The look of the entire piece would be essential, as the castle of Gormenghast itself is a major character. Wilson recalls, "I had found a painting by Max Ernst called The Entire City. It was Gormenghast for me. It looked oriental, like some high plains Chinese city, Lhasa or something. By coincidence Estelle had been in India with her husband. She brought back a picture of a  Ladakhi monastery in the high plains of India. We both had the same idea. Armed with this, plus the research done on Peake which showed the influences of China on his life (indeed, he was born there in 1911), made this a natural choice for the art direction to take. Christopher Hobbs, designer of films like Velvet Goldmine, was brought on board the production over 18 months before the cameras were to roll, as were costume designer Odile Dicks-Mireaux and cinematographer Gavin Finney.

Sets (numbering 120 in all) were erected in London's famous Shepperton Studios beginning in 1998, with a tremendous eye for detail, right down to the unusual paintings hung on the walls. All the hard work was acknowledged when Peake's family visited the sets, about which Hobbs says, "The family all seemed to think it was right, it looked how it should look, which was hugely pleasing for me."

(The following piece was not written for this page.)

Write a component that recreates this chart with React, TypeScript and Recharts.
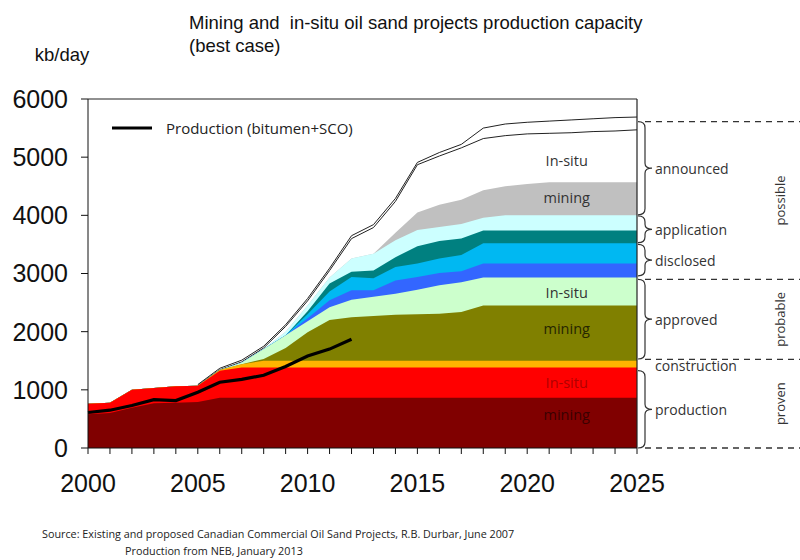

Producer Daniel was also keen to use Gormenghast as a vehicle for reflecting on a century of art (even though the series itself is set in a timeless never-never land).  "It has allusions to lots of 20th century artists," she says, "We have commissioned original music by Richard Rodney Bennett and choral music by John Tavener (an incredible over-the-top score which perfectly compliments the series). We have nods to some of the great twentieth century artists - Kandinsky banners, sculptures that look like Miros, murals in the spirit of Klee. A good classic should operate on all sorts of different levels and that is there for the discerning audience," she said.